I have a (pretty large, think 10e7 Rows) DataFrame from which i filter elements based on some property
val res = data.filter(data(FieldNames.myValue) === 2).select(pk.name, FieldName.myValue)
My DataFrame has n Partitions data.rdd.getNumPartitions
Now i want to know from which partition my rows originated. I am aware that I could just iterate through all partitions with something like this
val temp = res.first() //or foreach, this is just an example
data.foreachPartition(f => {
f.exists(row => row.get(0)==temp.get(0))
//my code here
}) //compare PKs
or data.rdd.mapPartitionsWithIndex((idx, f) => ...)
However, this seems excessive and also not very performant if my results and my DataFrame becomes large.

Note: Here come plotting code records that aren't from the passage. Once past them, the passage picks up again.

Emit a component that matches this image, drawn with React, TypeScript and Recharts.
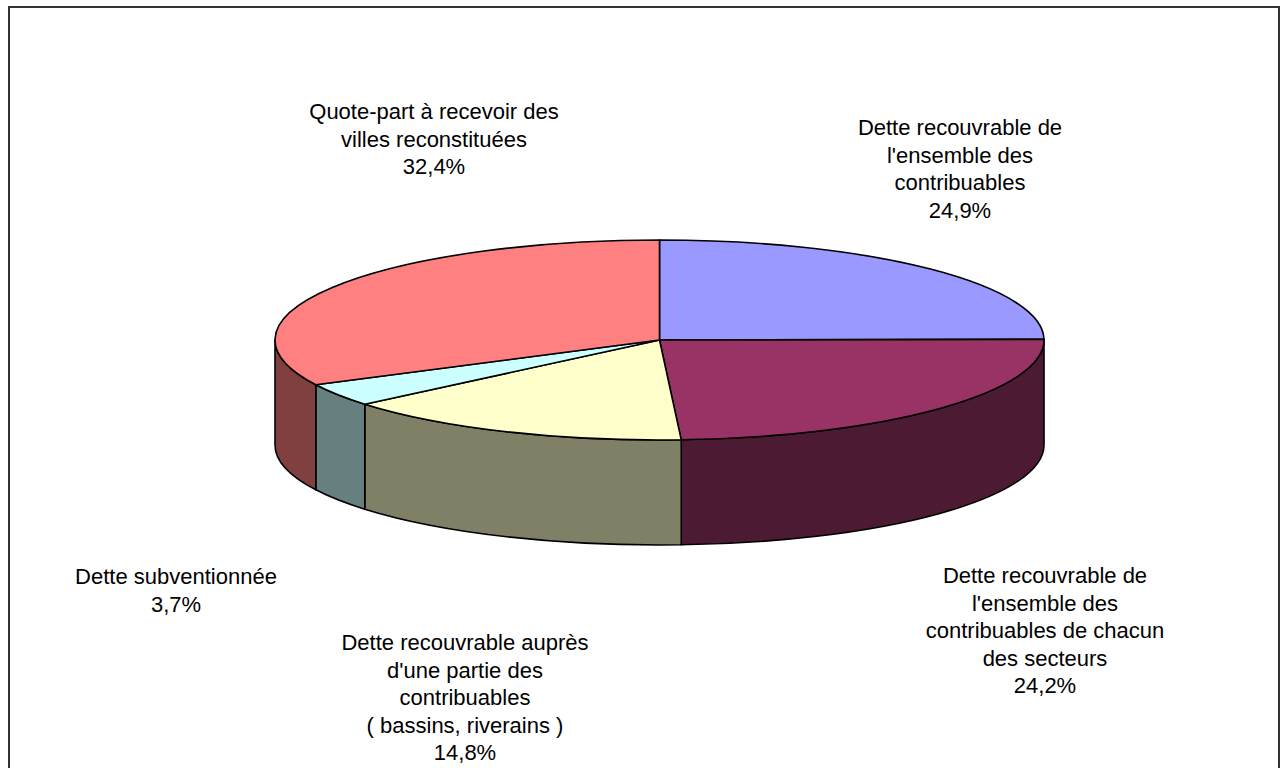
import { Pie, PieChart } from "recharts";

// slices clockwise from 12 o'clock
const CATEGORIES = [
  "Dette recouvrable de l'ensemble des contribuables",
  "Dette recouvrable de l'ensemble des contribuables de chacun des secteurs",
  "Dette recouvrable auprès d'une partie des contribuables ( bassins, riverains )",
  "Dette subventionnée",
  "Quote-part à recevoir des villes reconstituées",
];
const SHARES = [24.9, 24.2, 14.8, 3.7, 32.4];
const LABEL_LINES = [
  ["Dette recouvrable de", "l'ensemble des", "contribuables"],
  ["Dette recouvrable de", "l'ensemble des", "contribuables de chacun", "des secteurs"],
  ["Dette recouvrable auprès", "d'une partie des", "contribuables", "( bassins, riverains )"],
  ["Dette subventionnée"],
  ["Quote-part à recevoir des", "villes reconstituées"],
];
const TOP_COLORS = ["#9999FF", "#993366", "#FFFFCC", "#CCFFFF", "#FF8080"];
const SIDE_COLORS = ["#4D4D80", "#4D1A33", "#808066", "#668080", "#804040"];

// label block centres (x, centre of first line)
const LABEL_POS: [number, number][] = [
  [960, 127],
  [1045, 575],
  [465, 642],
  [176, 576],
  [434, 111],
];

const RY_RATIO = 0.26;
const DEPTH = 105;
const LINE_H = 27.5;

const chartData = CATEGORIES.map((name, i) => ({
  name,
  value: SHARES[i],
  fill: TOP_COLORS[i],
  side: SIDE_COLORS[i],
}));

const RAD = Math.PI / 180;

function Slice3D(props: any) {
  const { cx, cy, outerRadius, startAngle, endAngle, payload } = props;
  const rx = outerRadius;
  const ry = outerRadius * RY_RATIO;
  const pt = (a: number, dy = 0) =>
    `${cx + rx * Math.cos(a * RAD)},${cy - ry * Math.sin(a * RAD) + dy}`;
  const hi = Math.max(startAngle, endAngle);
  const lo = Math.min(startAngle, endAngle);
  const large = hi - lo > 180 ? 1 : 0;
  const top = `M${cx},${cy} L${pt(hi)} A${rx},${ry} 0 ${large} 1 ${pt(lo)} Z`;

  // front wall: part of the arc between -180 and 0 degrees
  const a1 = Math.min(hi, 0);
  const a2 = Math.max(lo, -180);
  let side: string | null = null;
  if (a1 > a2) {
    side =
      `M${pt(a1)} A${rx},${ry} 0 0 1 ${pt(a2)} L${pt(a2, DEPTH)} ` +
      `A${rx},${ry} 0 0 0 ${pt(a1, DEPTH)} Z`;
  }
  return (
    <g>
      {side && (
        <path d={side} fill={payload.side} stroke="#000" strokeWidth={1.6} strokeLinejoin="round" />
      )}
      <path d={top} fill={payload.fill} stroke="#000" strokeWidth={1.6} strokeLinejoin="round" />
    </g>
  );
}

function renderLabel(props: any) {
  const idx = CATEGORIES.indexOf(props.name ?? props.payload?.name);
  if (idx < 0) return null;
  const [x, y] = LABEL_POS[idx];
  const lines = [...LABEL_LINES[idx], `${SHARES[idx].toFixed(1).replace(".", ",")}%`];
  return (
    <text
      key={`lbl-${idx}`}
      x={x}
      y={y + 8}
      textAnchor="middle"
      fill="#000"
      fontSize={22}
      fontFamily="'Liberation Sans', Arial, sans-serif"
    >
      {lines.map((ln, i) => (
        <tspan key={i} x={x} dy={i === 0 ? 0 : LINE_H}>
          {ln}
        </tspan>
      ))}
    </text>
  );
}

export default function App() {
  return (
    <div
      style={{
        position: "absolute",
        left: 0,
        top: 0,
        width: 1284,
        height: 768,
        overflow: "hidden",
        background: "#fff",
      }}
    >
      <div
        style={{
          position: "absolute",
          left: 8,
          top: 6,
          width: 1268,
          height: 800,
          border: "2px solid #333",
        }}
      />
      <div style={{ position: "absolute", left: 0, top: 0 }}>
        <PieChart width={1284} height={768} margin={{ top: 0, right: 0, bottom: 0, left: 0 }}>
          <Pie
            data={chartData}
            dataKey="value"
            nameKey="name"
            cx={659.5}
            cy={340}
            outerRadius={384.5}
            startAngle={90}
            endAngle={-270}
            stroke="#000"
            shape={Slice3D}
            label={renderLabel}
            labelLine={false}
            isAnimationActive={false}
          />
        </PieChart>
      </div>
    </div>
  );
}
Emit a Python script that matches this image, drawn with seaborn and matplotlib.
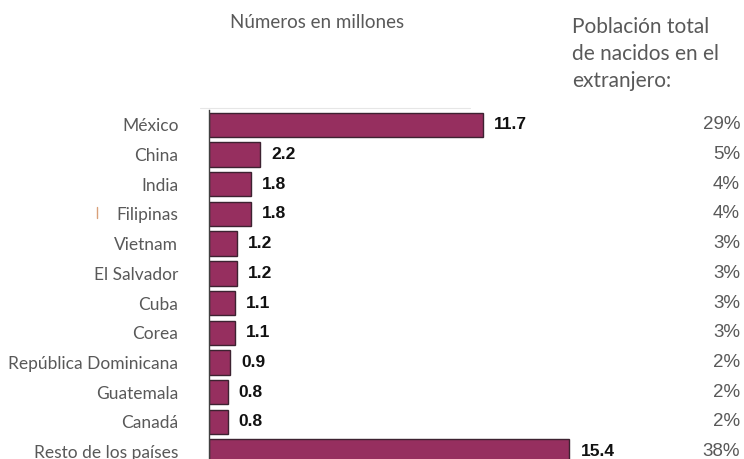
""" Inmigrantes por país de nacimiento (millones) con porcentaje del total. """

import pandas as pd
import matplotlib.pyplot as plt
import matplotlib.transforms as mtransforms
from matplotlib.lines import Line2D
import seaborn as sns

#############
# Arguments #
#############
DPI = 100
bar_color = '#962f5f'
edge_color = '#3d2231'
label_gray = '#595959'
label_font = ['Lato', 'DejaVu Sans']
number_font = ['Liberation Sans', 'DejaVu Sans']

########
# Data #
########
paises = ['México', 'China', 'India', 'Filipinas', 'Vietnam', 'El Salvador',
          'Cuba', 'Corea', 'República Dominicana', 'Guatemala', 'Canadá',
          'Resto de los países']
millones = [11.7, 2.2, 1.8, 1.8, 1.2, 1.2, 1.1, 1.1, 0.9, 0.8, 0.8, 15.4]
porcentaje = ['29%', '5%', '4%', '4%', '3%', '3%', '3%', '3%', '2%', '2%',
              '2%', '38%']

data = pd.DataFrame({'pais': paises, 'millones': millones})

########
# Plot #
########
sns.set_style('white')
plt.rcParams['font.family'] = label_font

fig = plt.figure(figsize=(7.44, 4.59), dpi=DPI)
ax = fig.add_axes([209 / 744, 0, 535 / 744, 349 / 459])

sns.barplot(data=data, x='millones', y='pais', order=paises, ax=ax,
            color=bar_color, edgecolor=edge_color, linewidth=1.0,
            width=0.82, saturation=1)

ax.set_xlim(0, 535 / 23.4)
ax.set_ylim(11.25, -0.5)
ax.set_xlabel('')
ax.set_ylabel('')
ax.set_xticks([])
sns.despine(ax=ax, top=True, right=True, bottom=True)
ax.spines['left'].set_color('#404040')
ax.spines['left'].set_linewidth(1.0)
ax.tick_params(axis='y', length=0, pad=22, labelsize=12.5,
               labelcolor=label_gray)

# value labels next to bars
for i, v in enumerate(millones):
    ax.annotate(f'{v:.1f}', xy=(v, i), xytext=(8, 0),
                textcoords='offset points', va='center', ha='left',
                fontsize=12.5, fontweight='bold', color='#111111',
                family=number_font)

# percentage column
trans = mtransforms.blended_transform_factory(fig.transFigure, ax.transData)
for i, p in enumerate(porcentaje):
    ax.text(740 / 744, i, p, transform=trans, ha='right', va='center',
            fontsize=13.5, color=label_gray, family=number_font, clip_on=False)

# headers
fig.text(230 / 744, 1 - 22 / 459, 'Números en millones', ha='left',
         va='center', fontsize=13.5, color=label_gray)
fig.text(572 / 744, 1 - 54 / 459,
         'Población total\nde nacidos en el\nextranjero:', ha='left',
         va='center', fontsize=15, color=label_gray, linespacing=1.45)

# faint rule above the plot and the stray mark near Filipinas
fig.add_artist(Line2D([200 / 744, 470 / 744], [1 - 108 / 459, 1 - 108 / 459],
                      color='#e6e6e6', linewidth=0.8))
fig.add_artist(Line2D([97 / 744, 97 / 744], [1 - 207 / 459, 1 - 218 / 459],
                      color='#d9a07a', linewidth=1.0))

plt.savefig('out.png', dpi=DPI)
plt.close()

Is there a Spark-way to do this after i've performed the filter()-operation?
Or alternatively, is there a way to rewrite/ an alternative to the filter()-statement so that it returns the origin of the row?
I could also save the partition location in my DataFrame and update that on repartitioning, but i'd rather do it in a spark-way
(The only similar question i found was here, and neither the question nor the comment is very helpful. I also found this which might be similar but not the same)
Thanks in advance for any help/pointers and i apologize if i missed a question similar to mine that has been answered already.